Dr. Ied ruft nach draußen, ob es jemanden in der Schlange gibt, der das Polnische übersetzen kann. Es kann keiner.„Hast du die Möglichkeit, heute Abend zu duschen?“, fragt Diana Müller. Der Mann nickt.

Es ist eine Herausforderung für die Stadt, während Corona hygienegerechte Unterkünfte zu schaffen. Viele Einrichtungen können wegen der Distanz-Regeln nicht so viele Menschen wie zuvor aufnehmen oder werden von Obdachlosen aus Angst vor der Ansteckung gemieden.

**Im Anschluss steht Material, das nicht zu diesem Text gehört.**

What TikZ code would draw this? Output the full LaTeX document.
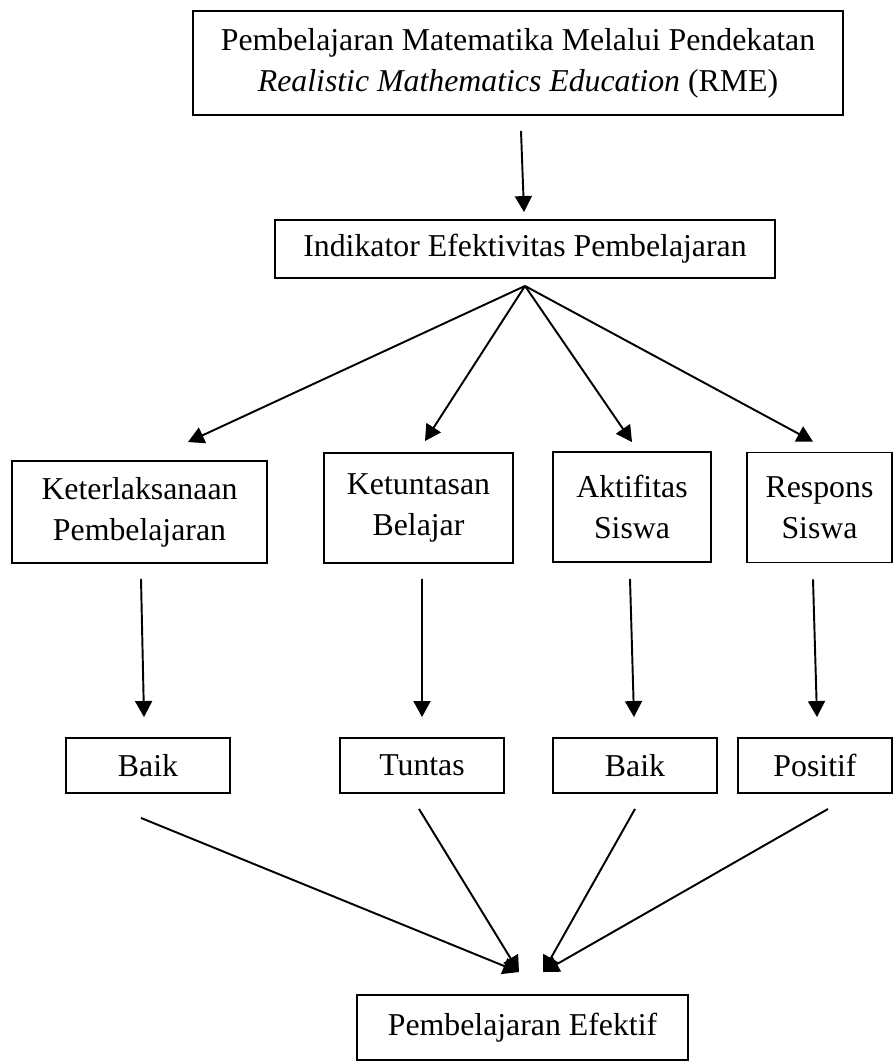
\documentclass[tikz,border=0pt]{standalone}
\usepackage{fontspec}
\setmainfont{Liberation Serif}
\usetikzlibrary{arrows.meta, positioning}
\tikzset{
  box/.style  = {rectangle, draw=black, line width=1.1pt, inner sep=0pt,
                 align=center, font=\fontsize{18.1}{23.3}\selectfont},
  lvl/.style  = {box, minimum height=2.2cm},
  hasil/.style= {box, minimum height=1.1cm},
  arr/.style  = {-{Triangle[length=0.32cm, width=0.34cm]}, line width=1.1pt},
}
\begin{document}
\begin{tikzpicture}[x=0.02cm, y=-0.02cm]
  \useasboundingbox (0,0) rectangle (894,1062);

  \node[box, minimum width=13cm, minimum height=2.08cm] (rme) at (518,63)
    {Pembelajaran Matematika Melalui Pendekatan\\
     \textit{Realistic Mathematics Education} (RME)};
  \node[box, minimum width=10cm, minimum height=1.16cm] (ind) at (525,249)
    {Indikator Efektivitas Pembelajaran};

  \node[lvl, minimum width=5.1cm, minimum height=2.04cm] (ket) at (139.5,512)
    {Keterlaksanaan\\ Pembelajaran};
  \node[lvl, minimum width=3.78cm] (tun) at (418.5,508) {Ketuntasan\\ Belajar};
  \node[lvl, minimum width=3.16cm] (akt) at (632,507)   {Aktifitas\\ Siswa};
  \node[lvl, minimum width=2.9cm]  (res) at (819.5,507.5) {Respons\\ Siswa};

  \node[hasil, minimum width=3.28cm] (baik1) at (148,765.5) {Baik};
  \node[hasil, minimum width=3.28cm] (tuntas) at (422,765.5) {Tuntas};
  \node[hasil, minimum width=3.28cm] (baik2) at (635,765.5) {Baik};
  \node[hasil, minimum width=3.08cm] (pos) at (815,765.5) {Positif};

  \node[box, minimum width=6.62cm, minimum height=1.3cm] (ef) at (522.5,1027.5)
    {Pembelajaran Efektif};

  \draw[arr] ([xshift=0.06cm,yshift=-0.3cm]rme.south)
          -- ([xshift=-0.02cm,yshift=0.14cm]ind.north);

  % indikator ke empat aspek
  \draw[arr] ([yshift=-0.14cm]ind.south) -- ([xshift=0.97cm,yshift=0.36cm]ket.north);
  \draw[arr] ([yshift=-0.14cm]ind.south) -- ([xshift=0.13cm,yshift=0.22cm]tun.north);
  \draw[arr] ([yshift=-0.14cm]ind.south) -- ([yshift=0.18cm]akt.north);
  \draw[arr] ([yshift=-0.14cm]ind.south) -- ([xshift=-0.13cm,yshift=0.2cm]res.north);

  \draw[arr] ([xshift=0.03cm,yshift=-0.3cm]ket.south)
          -- ([xshift=-0.08cm,yshift=0.4cm]baik1.north);
  \draw[arr] ([xshift=0.07cm,yshift=-0.3cm]tun.south)
          -- ([yshift=0.4cm]tuntas.north);
  \draw[arr] ([xshift=-0.04cm,yshift=-0.32cm]akt.south)
          -- ([xshift=-0.02cm,yshift=0.4cm]baik2.north);
  \draw[arr] ([xshift=-0.13cm,yshift=-0.32cm]res.south)
          -- ([xshift=0.04cm,yshift=0.4cm]pos.north);

  % semua hasil ke pembelajaran efektif
  \draw[arr] ([xshift=-0.14cm,yshift=-0.48cm]baik1.south)
          -- ([xshift=-0.07cm,yshift=0.44cm]ef.north);
  \draw[arr] ([xshift=-0.06cm,yshift=-0.3cm]tuntas.south)
          -- ([xshift=-0.07cm,yshift=0.44cm]ef.north);
  \draw[arr] ([yshift=-0.3cm]baik2.south)
          -- ([xshift=0.41cm,yshift=0.44cm]ef.north);
  \draw[arr] ([xshift=0.26cm,yshift=-0.3cm]pos.south)
          -- ([xshift=0.41cm,yshift=0.44cm]ef.north);

\end{tikzpicture}
\end{document}
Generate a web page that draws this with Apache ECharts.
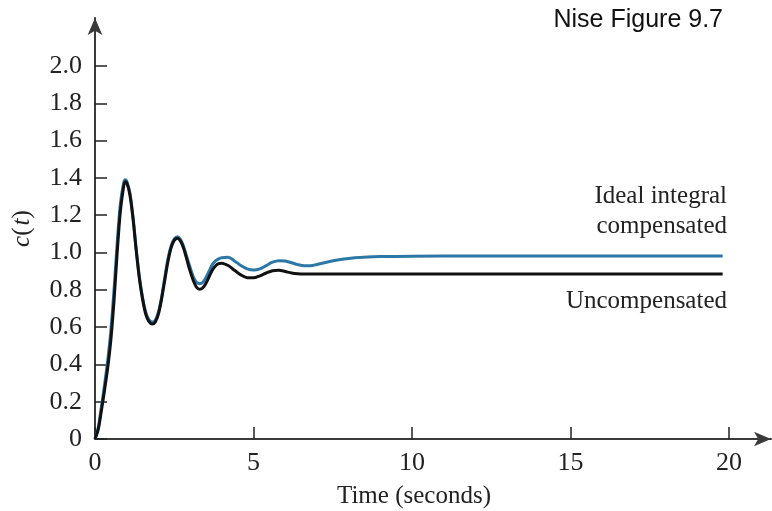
<!DOCTYPE html>
<html>
<head>
<meta charset="utf-8">
<script src="https://cdn.jsdelivr.net/npm/echarts@6/dist/echarts.min.js"></script>
<style>
html,body{margin:0;padding:0;background:#fff;}
#chart{width:772px;height:511px;}
</style>
</head>
<body>
<div id="chart"></div>
<script>
// ---- data ----
const xTicks = [0, 5, 10, 15, 20];
const yTicks = [0, 0.2, 0.4, 0.6, 0.8, 1.0, 1.2, 1.4, 1.6, 1.8, 2.0];

const tUncomp = [0,0.1,0.2,0.3,0.4,0.5,0.6,0.7,0.8,0.9,0.95,1.0,1.1,1.2,1.3,1.4,1.5,1.6,1.7,1.8,1.9,2.0,2.1,2.2,2.3,2.4,2.5,2.6,2.7,2.8,2.9,3.0,3.1,3.2,3.3,3.4,3.5,3.6,3.7,3.8,3.9,4.0,4.2,4.4,4.6,4.8,5.0,5.2,5.4,5.6,5.8,6.0,6.2,6.4,6.6,8,10,12,14,16,18,19.8];
const cUncomp = [0,0.05,0.15,0.26,0.38,0.53,0.74,1.0,1.22,1.35,1.38,1.375,1.31,1.18,1.01,0.86,0.75,0.67,0.63,0.617,0.627,0.67,0.75,0.85,0.95,1.025,1.065,1.077,1.06,1.02,0.96,0.9,0.85,0.815,0.803,0.81,0.835,0.87,0.905,0.928,0.94,0.943,0.93,0.905,0.88,0.865,0.864,0.875,0.89,0.902,0.905,0.898,0.89,0.886,0.885,0.885,0.885,0.885,0.885,0.885,0.885,0.885];

const tComp = [0,0.1,0.2,0.3,0.4,0.5,0.6,0.7,0.8,0.9,0.95,1.0,1.1,1.2,1.3,1.4,1.5,1.6,1.7,1.8,1.9,2.0,2.1,2.2,2.3,2.4,2.5,2.6,2.7,2.8,2.9,3.0,3.1,3.2,3.3,3.4,3.5,3.6,3.7,3.8,3.9,4.0,4.2,4.4,4.6,4.8,5.0,5.2,5.4,5.6,5.8,6.0,6.2,6.4,6.6,6.8,7.0,7.4,7.8,8.2,8.6,9.0,10,12,14,16,18,19.8];
const cComp = [0,0.06,0.17,0.29,0.42,0.58,0.8,1.05,1.26,1.37,1.39,1.382,1.32,1.19,1.02,0.87,0.76,0.68,0.64,0.627,0.637,0.68,0.76,0.865,0.965,1.035,1.073,1.085,1.07,1.03,0.975,0.92,0.87,0.84,0.833,0.84,0.865,0.9,0.935,0.955,0.966,0.972,0.974,0.955,0.93,0.912,0.906,0.912,0.93,0.948,0.956,0.954,0.945,0.935,0.929,0.929,0.936,0.952,0.964,0.972,0.976,0.978,0.98,0.981,0.981,0.981,0.981,0.981];

const seriesNames = ['Ideal integral compensated', 'Uncompensated'];
const titleText = 'Nise Figure 9.7';
const xName = 'Time (seconds)';

// ---- chart ----
const serif = '"Liberation Serif", "Times New Roman", serif';
const sans = '"Liberation Sans", Arial, sans-serif';
const zip = (t, v) => t.map((x, i) => [x, v[i]]);

const chart = echarts.init(document.getElementById('chart'), null, {renderer: 'canvas'});
const axisColor = '#3a3a3a';
chart.setOption({
  animation: false,
  backgroundColor: '#fff',
  grid: {left: 95, right: 1, top: 18, bottom: 72, containLabel: false},
  xAxis: {
    type: 'value', min: 0, max: 21.325,
    splitLine: {show: false},
    axisLine: {lineStyle: {color: axisColor, width: 2}, symbol: ['none', 'arrow'], symbolSize: [11, 17]},
    axisTick: {inside: true, length: 12, customValues: xTicks, lineStyle: {color: '#222', width: 1.5}},
    axisLabel: {customValues: xTicks, margin: 11, color: '#222', fontFamily: serif, fontSize: 26}
  },
  yAxis: {
    type: 'value', min: 0, max: 2.2574,
    splitLine: {show: false},
    axisLine: {lineStyle: {color: axisColor, width: 2}, symbol: ['none', 'arrow'], symbolSize: [11, 17]},
    axisTick: {inside: true, length: 12, customValues: yTicks, lineStyle: {color: '#222', width: 1.5}},
    axisLabel: {customValues: yTicks, margin: 13, color: '#222', fontFamily: serif, fontSize: 26,
      formatter: v => v === 0 ? '0' : v.toFixed(1)},
    name: '{i|c}(\u200a{i|t})',
    nameLocation: 'middle', nameRotate: 90, nameGap: 60,
    nameTextStyle: {fontFamily: serif, fontSize: 25, color: '#222',
      rich: {i: {fontFamily: serif, fontSize: 25, fontStyle: 'italic', color: '#222'}}}
  },
  series: [
    {name: seriesNames[0], type: 'line', data: zip(tComp, cComp), smooth: 0.3, showSymbol: false,
     lineStyle: {color: '#2b77a6', width: 3}, z: 2},
    {name: seriesNames[1], type: 'line', data: zip(tUncomp, cUncomp), smooth: 0.3, showSymbol: false,
     lineStyle: {color: '#111', width: 3}, z: 3}
  ],
  graphic: [
    {type: 'text', x: 723, y: 20, style: {text: titleText, font: '25px ' + sans, fill: '#111', textAlign: 'right', textVerticalAlign: 'middle'}},
    {type: 'text', x: 414, y: 496, style: {text: xName, font: '25px ' + serif, fill: '#222', textAlign: 'center', textVerticalAlign: 'middle'}},
    {type: 'text', x: 727, y: 196, style: {text: 'Ideal integral', font: '25px ' + serif, fill: '#222', textAlign: 'right', textVerticalAlign: 'middle'}},
    {type: 'text', x: 727, y: 226, style: {text: 'compensated', font: '25px ' + serif, fill: '#222', textAlign: 'right', textVerticalAlign: 'middle'}},
    {type: 'text', x: 727, y: 301, style: {text: 'Uncompensated', font: '25px ' + serif, fill: '#222', textAlign: 'right', textVerticalAlign: 'middle'}}
  ]
});
</script>
</body>
</html>
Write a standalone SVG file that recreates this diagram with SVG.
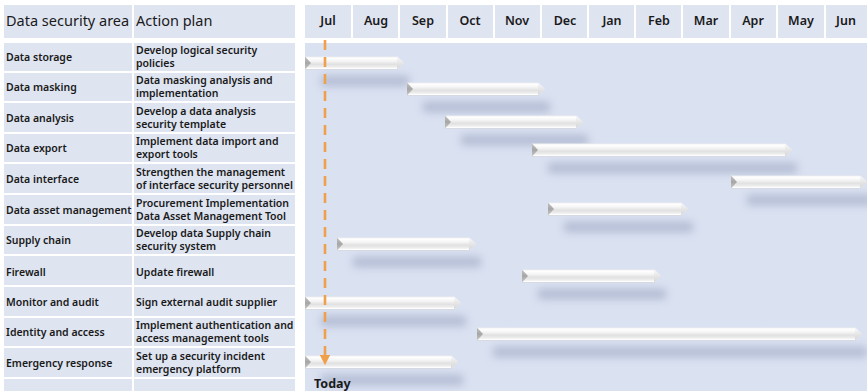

Arztmobil Hamburg: Manche haben Angst vor der Rausgabe ihrer Daten

Draußen schaut ein Mann zum Arztmobil herüber, schließlich ruft er: „Habt ihr Brausetabletten?“ Steffen geht ein Stück auf ihn zu. „Wenn du mit reinkommst, dann kann unser Arzt schauen, was er machen kann!“ Sofort weicht der Mann zurück. „Nein, das mache ich nicht“, sagt er. „Ich gebe meine Daten nicht an.“ „Es geht nur um den Vornamen und das Alter“, erwidert Steffen. „Nein, das möchte ich nicht“, bleibt der andere dabei. Steffen versucht, ihn zu überzeugen, dann gibt er auf. „Er wird nicht gezwungen“, sagt er, vielleicht ändere er seine Meinung noch.

Der geht allerdings schon weiter. Steffen schaut ihm eine Weile nach. Er hofft, dass in den verbleibenden Wintermonaten möglichst viele Menschen in Not sich trauen, zu den kostenfreien Untersuchungen zu kommen. Trotz Corona.